BCPs are typically community centres, schools and sports clubs that will act as access hubs for local people, providing on-site access to the Internet. The sites have been deliberately selected in remote and sparsely populated areas that would not otherwise be among the earliest to receive high-speed broadband under the national development plan.
Many of these sites are on islands or in areas with widely dispersed and remote homes and businesses.
Further details on each of the BCPs are available on National Broadband Ireland's website, www.nbi.ie. As the initiative develops, additional information, such as opening hours and services offered, will be made available through the NBI website.
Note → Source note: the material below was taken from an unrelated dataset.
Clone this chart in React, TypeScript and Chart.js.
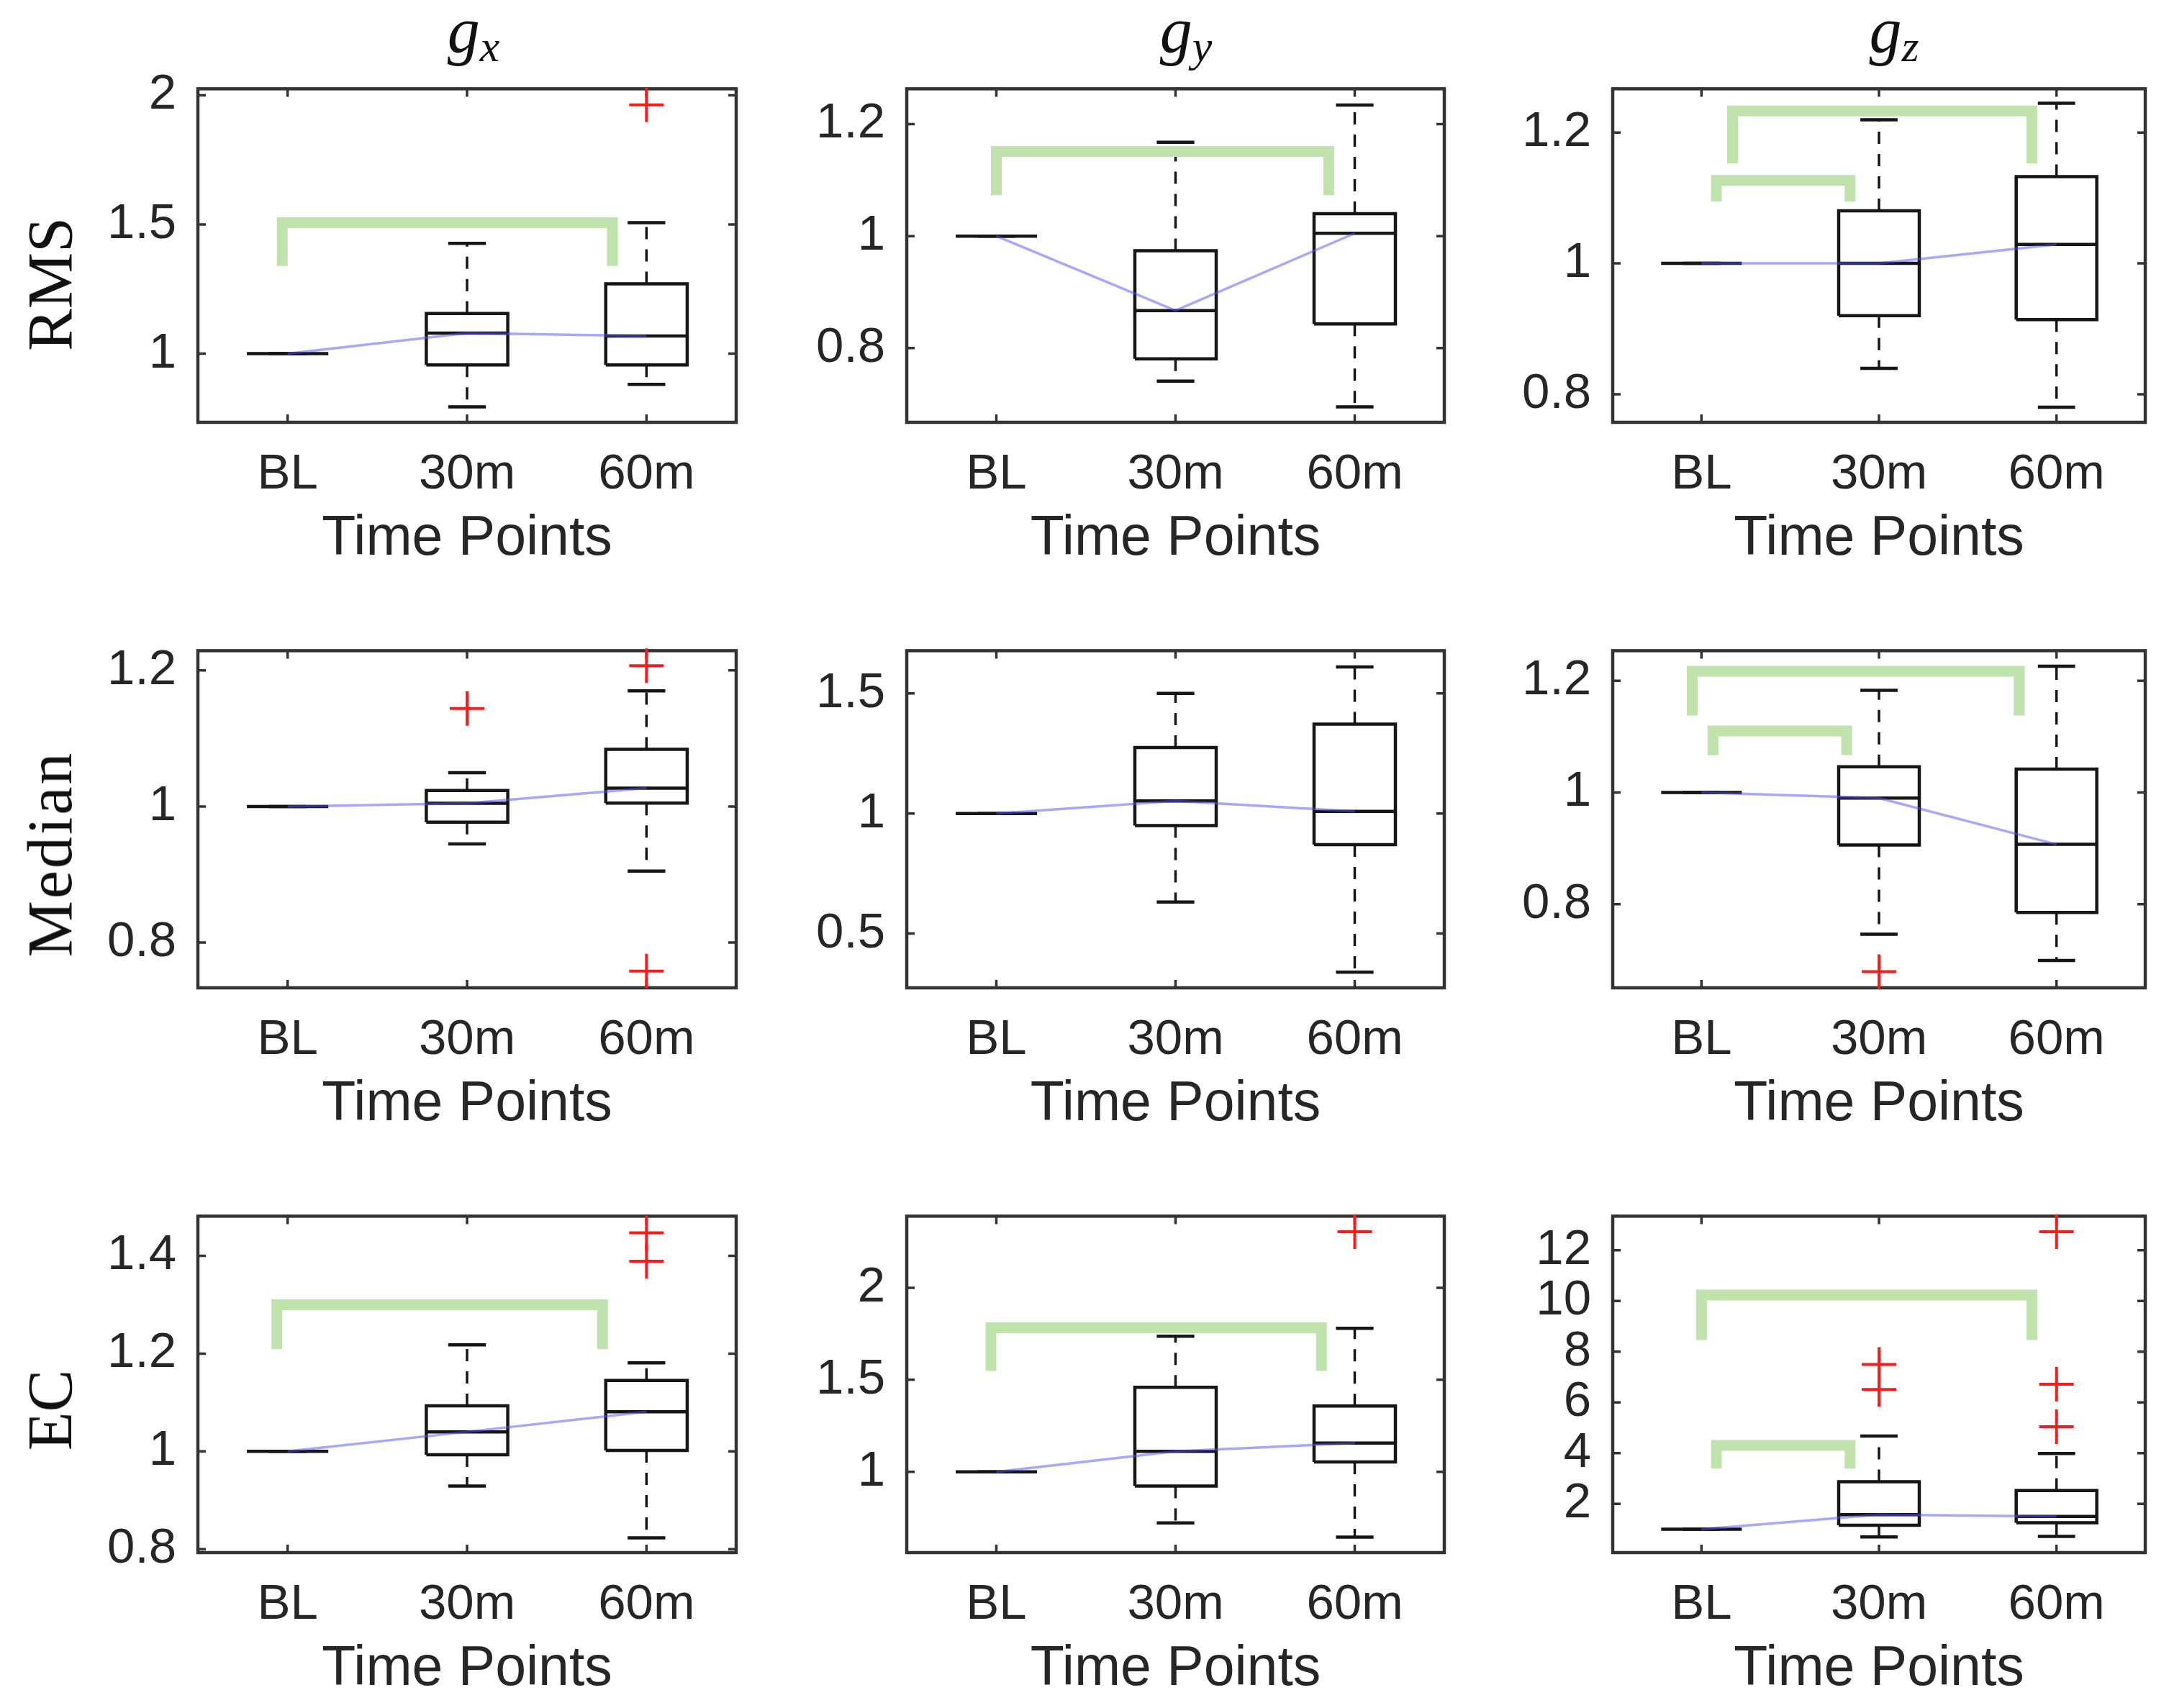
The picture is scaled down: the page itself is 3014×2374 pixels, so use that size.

My officials have worked closely with local authority broadband officers in the first instance to identify the selected sites and, more recently, to help develop the facilities at each of the locations to ensure that full advantage is taken of the high-speed broadband once it arrives. I recently issued an information booklet, via the broadband officers, for BCP site owners. This document provides greater detail on the technologies to be used and how the connections will be made, alongside other relevant information.
I will host a workshop of local authority chief executives later this month at which I intend to highlight the role that BCPs will play in improving rural access to digital services.
My Department will also procure a provider, or providers, for the installation of access infrastructure at the connection points. It is intended that the winning tenderer will work closely with NBI over the course of next year to ensure that the approximately 300 BCPs are delivered within the first year of the roll-out of the national broadband plan.